Именно поэтому очень многое делается для того, чтобы ребенок как можно скорее начал ходить и говорить. Миновав эти две границы, человек сразу начинает восприниматься как взрослый. Во множестве традиционных культур ему может быть всего пять лет, а он уже сидит со следующим ребенком, что-то делает по дому, у него своя часть обязанностей, и никто не считает, что у него есть какие-то специальные потребности. То есть он делает то, что может, но он делает это наравне со взрослыми. И детства в этом смысле совсем нет: ты сначала родился, а потом сразу стал маленьким взрослым.

Период юности уже был более выражен, но был характерен для богатых сословий. Конечно, есть ритуалы инициации, перехода от возраста к возрасту, потому что люди шести и десяти лет отличаются, и всегда есть момент перехода во взрослый статус, когда появляются права и обязанности.

Разобравшись в том, когда возникает понятие «детство», дальше мы будем смотреть, как с ним обращаются. И здесь мне помогут сами дети: они же все приедут из разных мест, а в Америке даже от штата к штату система образования и воспитания довольно сильно разнятся. Я разделю детей на группы, попрошу их выделить особенные практики, о которых они сами будут рассказывать, обсуждать и пытаться понять, откуда та или иная практика возникает и что говорит об обществе, в котором она принята.

Что именно мы называем практикой?

Я практикой называю любые действия, которые совершает ребенок там, где он живет, то, что ему позволено в этом месте. Это может быть игра в волейбол, чтение книжек с родителями, что-то еще.
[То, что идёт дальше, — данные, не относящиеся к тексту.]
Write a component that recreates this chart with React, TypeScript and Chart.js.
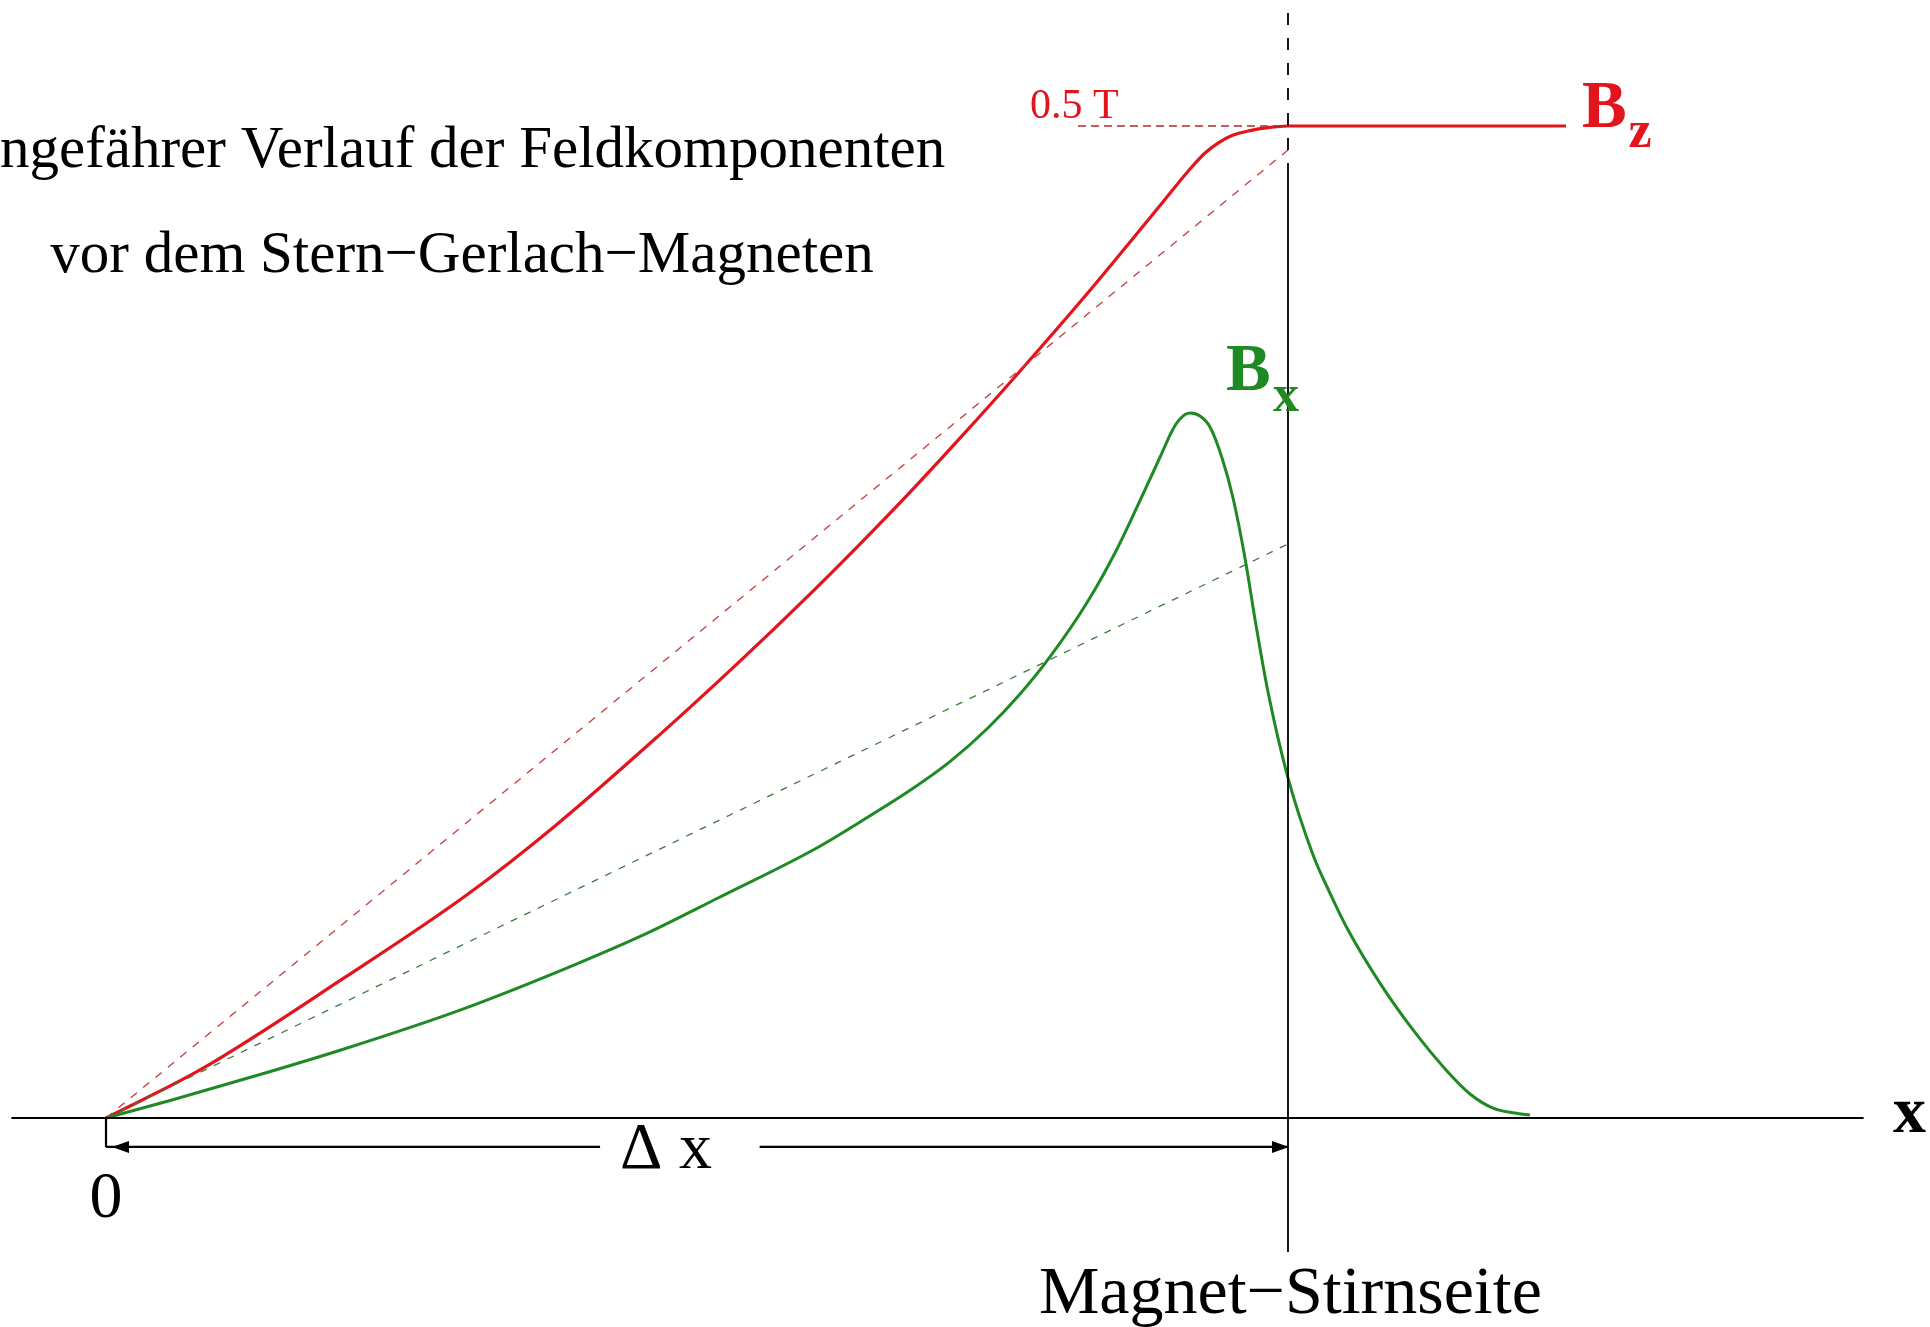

Дальше мы поговорим о том, какими способами определяются границы, отделяющие ребенка от взрослого. Это принципиальные моменты и они очень важны. Сейчас есть один основной способ: возрастной. В разных странах считают по-разному, но суть одна: вот тебе исполнилось 18 лет или 21 год — и ты резко стал взрослым. Это довольно странная вещь, если о ней задуматься, потому что ничто особенно не отличает тебя за месяц до совершеннолетия и через месяц после, только почему-то тебе уже можно сразу и все. Но так было не всегда.

И я бы хотела, чтобы участники вслух подумали о том, что на самом деле отличает ребенка от взрослого, где может проходить эта граница, что должен уметь человек, чтобы считаться взрослым — то есть тем, кто может принимать решения, которые влияют не только на него, но и на других людей.
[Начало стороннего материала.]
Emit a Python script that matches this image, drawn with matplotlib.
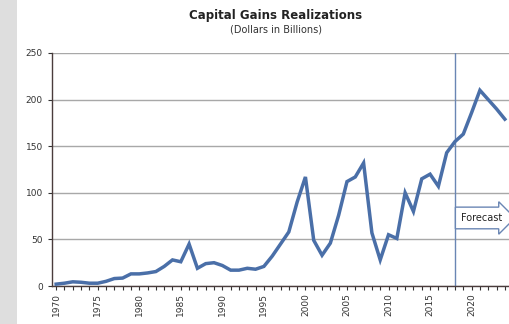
import matplotlib.pyplot as plt
from matplotlib.patches import Rectangle

years = list(range(1970, 2025))
gains = [2, 3, 4.5, 4, 3, 3, 5, 8, 8.5, 13,
         13, 14, 15.5, 21, 28, 26, 45, 19, 24, 25,
         22, 17, 17, 19, 18, 21, 32, 45, 58, 90,
         117, 49, 33, 46, 76, 112, 117, 132, 57, 28,
         55, 51, 100, 80, 115, 120, 107, 143, 155, 163,
         186, 210, 200, 190, 179]
forecast_year = 2018
yticks = [0, 50, 100, 150, 200, 250]
xlabels = list(range(1970, 2025, 5))

W, H = 509, 324
fig = plt.figure(figsize=(W / 100, H / 100), dpi=100)
fig.patch.set_facecolor("white")

# grey strip at the left edge of the screenshot
fig.patches.append(Rectangle((0, 0), 17 / W, 1, transform=fig.transFigure,
                             facecolor="#dedede", edgecolor="none", zorder=0))

ax = fig.add_axes([52 / W, (H - 286) / H, 457 / W, 233 / H])
ax.set_facecolor("white")

ax.plot(years, gains, color="#4a6fa8", linewidth=2.5, solid_joinstyle="miter", zorder=3)
ax.axvline(forecast_year, color="#6a86b4", linewidth=1.0, zorder=2)

ax.set_xlim(1969.5, 2024.5)
ax.set_ylim(0, 250)
ax.set_yticks(yticks)
ax.set_xticks(xlabels)
ax.set_xticks(years, minor=True)
ax.set_xticklabels([str(y) for y in xlabels], rotation=90, fontsize=6.5, color="#333333")
ax.tick_params(axis="y", labelsize=6.5, colors="#333333", length=3, width=0.8)
ax.tick_params(axis="x", which="both", length=3, width=0.8, colors="#333333", pad=2)

ax.grid(axis="y", color="#a8a8a8", linewidth=1.0)
ax.set_axisbelow(True)
for s in ["top", "right"]:
    ax.spines[s].set_visible(False)
for s in ["left", "bottom"]:
    ax.spines[s].set_color("#4a3c3c")
    ax.spines[s].set_linewidth(1.0)

ax.text(2018.75, 73, "Forecast", fontsize=7, color="#222222", va="center", ha="left",
        bbox=dict(boxstyle="rarrow,pad=0.6", facecolor="white", edgecolor="#6a86b4",
                  linewidth=1.0), zorder=4)

fig.text(276 / W, 1 - 16 / H, "Capital Gains Realizations", ha="center", va="center",
         fontsize=8.5, fontweight="bold", color="#222222")
fig.text(276 / W, 1 - 30 / H, "(Dollars in Billions)", ha="center", va="center",
         fontsize=7, color="#333333")

fig.savefig("out.png", dpi=100)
Мне как антропологу в этих разговорах будет важно, чтобы они понимали: все, что их окружает — может быть другим, может отличаться очень кардинально. Нет ничего «естественного», и ничто не мешает нам отрефлексировать, чем мы являемся, и поменять это, если мы этого захотим.
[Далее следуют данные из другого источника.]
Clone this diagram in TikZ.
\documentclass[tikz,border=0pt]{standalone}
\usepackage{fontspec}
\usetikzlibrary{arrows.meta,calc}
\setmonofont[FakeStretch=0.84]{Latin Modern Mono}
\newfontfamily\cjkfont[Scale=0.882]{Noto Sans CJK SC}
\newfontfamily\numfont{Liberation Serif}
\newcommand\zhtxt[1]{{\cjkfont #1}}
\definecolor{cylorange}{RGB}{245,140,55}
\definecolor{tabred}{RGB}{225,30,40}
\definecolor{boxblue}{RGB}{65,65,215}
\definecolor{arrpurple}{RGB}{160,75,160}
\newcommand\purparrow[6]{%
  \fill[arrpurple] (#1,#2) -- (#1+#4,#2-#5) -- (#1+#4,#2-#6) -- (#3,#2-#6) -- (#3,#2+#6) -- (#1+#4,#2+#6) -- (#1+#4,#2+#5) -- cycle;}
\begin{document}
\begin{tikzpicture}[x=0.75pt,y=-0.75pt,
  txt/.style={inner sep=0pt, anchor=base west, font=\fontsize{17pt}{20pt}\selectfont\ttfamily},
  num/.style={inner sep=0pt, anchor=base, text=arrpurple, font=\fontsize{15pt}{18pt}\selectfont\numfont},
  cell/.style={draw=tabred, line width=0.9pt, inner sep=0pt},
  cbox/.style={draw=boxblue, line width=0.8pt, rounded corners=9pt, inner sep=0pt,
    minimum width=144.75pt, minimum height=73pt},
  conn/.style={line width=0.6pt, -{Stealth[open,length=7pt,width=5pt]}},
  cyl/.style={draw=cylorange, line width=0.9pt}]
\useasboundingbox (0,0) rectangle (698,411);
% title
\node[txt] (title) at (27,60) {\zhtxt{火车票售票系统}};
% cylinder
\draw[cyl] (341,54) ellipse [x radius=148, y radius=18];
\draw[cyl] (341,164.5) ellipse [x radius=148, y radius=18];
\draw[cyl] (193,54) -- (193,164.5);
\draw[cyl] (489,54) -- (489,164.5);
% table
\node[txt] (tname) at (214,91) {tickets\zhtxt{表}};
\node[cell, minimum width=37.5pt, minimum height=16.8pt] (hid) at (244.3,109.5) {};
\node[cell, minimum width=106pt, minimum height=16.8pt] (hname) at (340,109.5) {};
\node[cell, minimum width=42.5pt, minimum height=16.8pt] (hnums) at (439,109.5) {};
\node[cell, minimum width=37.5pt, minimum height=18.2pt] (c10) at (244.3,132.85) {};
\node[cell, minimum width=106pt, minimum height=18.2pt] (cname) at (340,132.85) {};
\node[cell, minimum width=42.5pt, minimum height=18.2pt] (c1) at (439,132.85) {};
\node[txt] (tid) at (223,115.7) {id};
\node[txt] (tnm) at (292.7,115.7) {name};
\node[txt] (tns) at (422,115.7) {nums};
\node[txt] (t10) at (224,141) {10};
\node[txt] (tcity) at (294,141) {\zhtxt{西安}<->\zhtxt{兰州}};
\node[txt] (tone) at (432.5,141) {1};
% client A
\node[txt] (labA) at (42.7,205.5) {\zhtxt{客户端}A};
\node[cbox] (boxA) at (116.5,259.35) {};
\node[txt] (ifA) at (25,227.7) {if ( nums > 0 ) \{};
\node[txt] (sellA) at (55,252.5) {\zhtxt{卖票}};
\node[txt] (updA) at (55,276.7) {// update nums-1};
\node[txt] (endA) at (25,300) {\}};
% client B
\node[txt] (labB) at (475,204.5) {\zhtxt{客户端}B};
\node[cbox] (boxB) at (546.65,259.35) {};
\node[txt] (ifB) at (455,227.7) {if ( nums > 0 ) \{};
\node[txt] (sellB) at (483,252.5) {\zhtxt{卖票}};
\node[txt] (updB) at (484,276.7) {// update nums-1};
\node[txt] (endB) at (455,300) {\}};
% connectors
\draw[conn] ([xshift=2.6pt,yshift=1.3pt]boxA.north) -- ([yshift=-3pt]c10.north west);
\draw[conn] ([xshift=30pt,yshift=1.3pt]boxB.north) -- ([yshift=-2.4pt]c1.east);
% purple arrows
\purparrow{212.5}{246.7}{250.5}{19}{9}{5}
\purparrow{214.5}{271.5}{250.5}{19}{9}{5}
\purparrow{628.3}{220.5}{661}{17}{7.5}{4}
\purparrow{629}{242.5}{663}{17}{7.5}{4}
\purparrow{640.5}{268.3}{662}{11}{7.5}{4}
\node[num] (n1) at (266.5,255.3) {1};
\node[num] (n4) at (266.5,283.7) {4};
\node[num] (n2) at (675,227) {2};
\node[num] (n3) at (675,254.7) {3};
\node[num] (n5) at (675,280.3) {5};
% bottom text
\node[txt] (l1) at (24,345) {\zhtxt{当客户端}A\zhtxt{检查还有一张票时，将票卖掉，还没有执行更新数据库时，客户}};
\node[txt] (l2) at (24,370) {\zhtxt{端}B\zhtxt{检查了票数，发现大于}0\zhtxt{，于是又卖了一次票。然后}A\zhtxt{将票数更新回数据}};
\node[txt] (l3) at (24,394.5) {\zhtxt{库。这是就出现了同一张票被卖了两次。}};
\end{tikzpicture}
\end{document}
Третья тема тоже очень интересная: о травмирующем опыте и переживании. В разных странах подростки ограждены от такого опыта на законодательном уровне, им буквально запрещено что-то читать, видеть и знать. Как будто чего-то не существует в этом мире, а потом ты перешагиваешь черту и внезапно оно все существует. Как вообще с этим справляться людям?

Собственно, об этом я хотела поговорить. Эта проблема впервые была озвучена в ключевом для антропологии исследовании Маргарет Мид «Взросление на Самоа». История начинается с того, что после Первой мировой войны люди, которые в ней участвовали, очень сильно пострадали, в том числе психологически. Это был тот травматический опыт столкновения со смертью, с которым они не могли справиться. Выяснилось, что человек западной культуры к такому опыту не готов, это ломает все поколение целиком, даже тех, кто выжил физически. Маргарет Мид стала думать и сравнивать — почему такой же травматический опыт людей, живущих в традиционной культуре, не ломает? Если мы забежим чуть дальше — в 1960-е — станет видно, что некоторых участников арабо-израильского конфликта это тоже не ломало (тех израильтян, которые выросли в кибуцах). Опыт был, безусловно, тяжелым, но он не привел к волне самоубийств или массовым обращениям к психиатрам. И тогда антропологи стали разбираться: чего нет в западной системе образования и воспитания, почему люди на Западе оказываются настолько не готовы к боли, страданиям и смерти, которые являются нормальной (в том числе и потому, что неизбежной) частью человеческой жизни. Взрослые люди должны быть к ней готовы. И очень-очень грубый ответ был таким: мы учим детей извлекать квадратные корни, знать, что горностай — ближе к кунице, чем к лисе, учим их истории живописи, множеству самых разных вещей. Но за все свое взросление они в лучшем случае однажды бывали на похоронах. У них нет опыта, нет культуры столкновения, переживания и осмысления смерти. А если культура не дает детям инструментов, чтобы работать со страданиями и смертью, столкновение с ними становится очень тяжелым опытом.

Что с этим делать — по-прежнему очень важный вопрос для нас сегодня. Мы ограждаем детей от кучи вещей, в том числе и от разговоров о смерти. Во-первых, почему это так? Во-вторых, что это говорит об обществе? В третьих, чем это обществу чревато потом? Я хотела бы это с детьми обсудить, рассказать, как в разных странах, например, в Швеции и Финляндии, пытаются решить эту задачу. Я понимаю, что сам такой разговор может быть очень тяжелым, но мне кажется, что это если он и не крайне необходим, то уж точно полезен.